Итак, Братья Ершовы — здесь нормативность соцреализма демонстрировалась со сладострастием стахановца, не только выполняющего, но и перевыполняющего норму (что по советским обычаям похвально лишь в том случае, если перевыполнение, как было и с настоящим Стахановым, заказано сверху). А с другой стороны — Не хлебом единым (1956) Владимира Дмитриевича Дудинцева (1918–1998), этот впечатляющий — по крайней мере впечатливший при появлении книги — образ совбюрократии. Впечатливший настолько, что автор был затоптан рассвирепевшим официозом, тогдашний редактор Нового мира Константин Михайлович Симонов (1915–1979) отрекся от им же напечатанного романа и сам роман надолго стал символом литературного бунта. Но и этот разоблачительный образ, превышающий норму критики уж совсем в недопустимом роде, разве также возник не на основе типично производственного сюжета со всем, что ему полагается? Притом, что в этой победе героя, изобретателя-провинциала Лопаткина, без которой роман, сохранив свою «производственность», потерял бы свою «советскость» (понимай: и надежду на публикацию), не больше логики, чем в торжестве Ивана-дурака в Коньке-Горбунке…
Кочетов и Дудинцев — два полюса, а между полюсами — случаи, даже нередкие, когда талант или хотя бы добросовестность все же брали свое, оставаясь в общепринятых границах. Тогда появлялся роман-хроника Валентина Катаева Время, вперед! (1932), живой при всей своей заданности. Или Цемент (1925) Федора Васильевича Гладкова (1883–1958), напротив, натужно-тяжеловесный, но по крайней мере экстатически замахнувшийся на создание некоей религии труда. Или романы Даниила Александровича Гранина (р. 1918) Искатели (1954) и Иду на грозу (1962), полемически нацеленные против демагогии и бюрократизма в науке и производстве. Или… А что, превосходная повесть Спутники (1946) Веры Федоровны Пановой (1905–1973) — о работе санитарного поезда в годы войны — не является как образцом производственного сюжета, так и примером преодоления его ограниченности? Куда более явным, чем это произошло в ее же талантливых романах Кружилиха (1947) и Времена года (1953).
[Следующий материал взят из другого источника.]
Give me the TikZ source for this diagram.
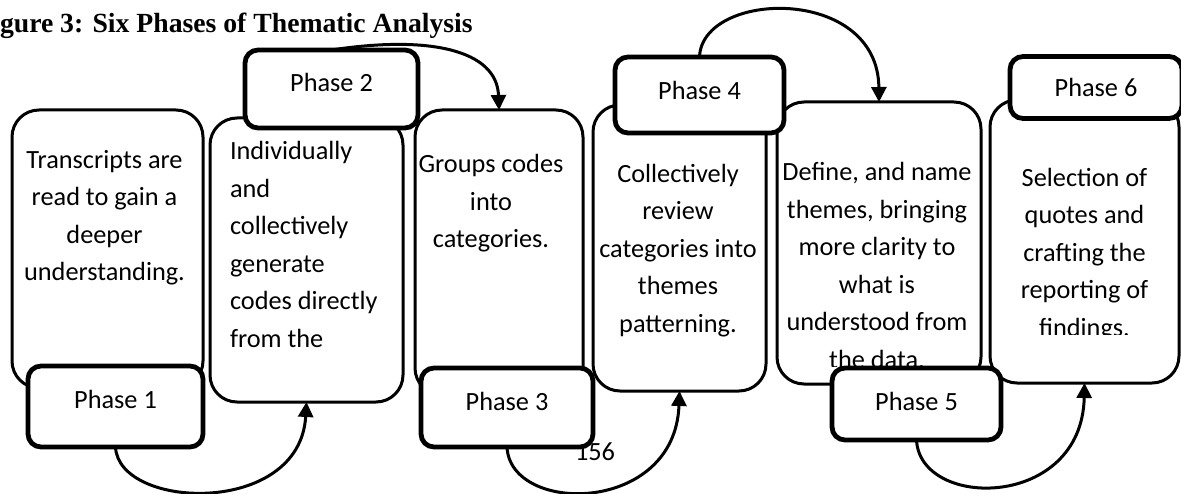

Скучной добросовестности ради можно упомянуть Гидроцентраль (1931) Мариэтты Сергеевны Шагинян (1888–1982), Кара-Бугаз (1932) Константина Георгиевича Паустовского (1892–1968), Глюкауф (1934) Василия Семеновича Гроссмана (1905–1964), Танкер «Дербент» (1938) Юрия Соломоновича Крымова (1908–1941), Битва в пути (1957) Галины Евгеньевны Николаевой (1911–1963)… К спискам, однако, всегда приходится прибегать от бессилия — в данном случае от бессилия уделить внимание всем, кто в той или иной мере достоин внимания. Но вот заметнейший случай, когда жанр производственного романа в равной степени ограничивает самовыявление художника и дает-таки ему возможность высказать нечто чрезвычайно важное для него. Играет роль многократно испытанной опоры.
Говорим о Русском лесе (1953) Леонида Максимовича Леонова (1899–1994).
Лесопользование — само обозначение народно-хозяйственной, экологической, а в романе и философской проблемы, вполне обиходно-терминологическое в среде специалистов, здесь кажется будто нарочно выдуманным Леоновым: такова стилистическая среда Русского леса да и всей леоновской прозы. Оно — как индивидуальное словообразование того, чьим самобытным слогом одни восхищаются, другие считают манерным. «У него каждая фраза строит глазки», — говорил сосед Леонова по Переделкину Пастернак. Что в любом случае отразилось на судьбе писателя: сами его слог и стиль, культ отделки, провозглашавшийся им самим и воспетый критикой, эта несомненная вроде бы добродетель взыскательного художника, как оказалось, была способна обернуться вполне драматически.